- Release poster illustrated by Catherine Meurisse
- Directed by: Frederick Wiseman
- Screenplay by: Frederick Wiseman; Nathalie Boutefeu;
- Produced by: Frederick Wiseman; Karen Konicek;
- Starring: Nathalie Boutefeu
- Cinematography: John Davey
- Edited by: Frederick Wiseman
- Production companies: Wat Films; Zipporah Films;
- Distributed by: Météore Films (France)
- Release dates: 2 September 2022 (Venice); 19 October 2022 (France); 11 November 2022 (US);
- Running time: 64 minutes
- Countries: France; United States;
- Language: French
- Box office: $18,334

= A Couple =

A Couple (Un couple) is a 2022 French-language drama film directed by Frederick Wiseman. Featuring a solo performance by Nathalie Boutefeu as Sophia Tolstaya, the wife of Leo Tolstoy, the film consists of her monologues, which Wiseman and Boutefeu adapted from Tolstaya's letters and diaries. It is Wiseman's first narrative film since The Last Letter (2002), and his first ever that is shot on location rather than being a filmed play.

==Production==
After working on a French-language production of The Belle of Amherst, Wiseman and Boutefeu developed the script based on Tolstaya's writings.
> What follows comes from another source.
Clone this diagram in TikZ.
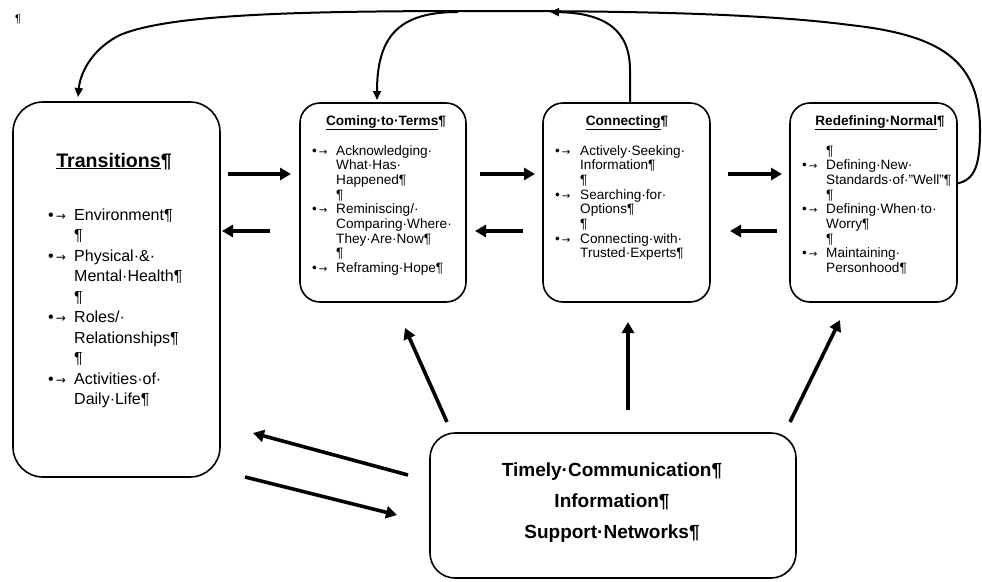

The film was shot on Belle-Île off the coast of Brittany.

==Release==
A Couple premiered in competition at the 79th Venice International Film Festival in September 2022. It screened at the New York Film Festival in October 2022, and received a theatrical release at Film Forum in New York City in November 2022.

==Reception==
On review aggregator website Rotten Tomatoes, the film holds an approval rating of 87%, based on 31 reviews, and an average rating of 7.1/10. On Metacritic, the film has a weighted average score of 74 out of 100, based on 13 critics, indicating "generally favorable" reviews.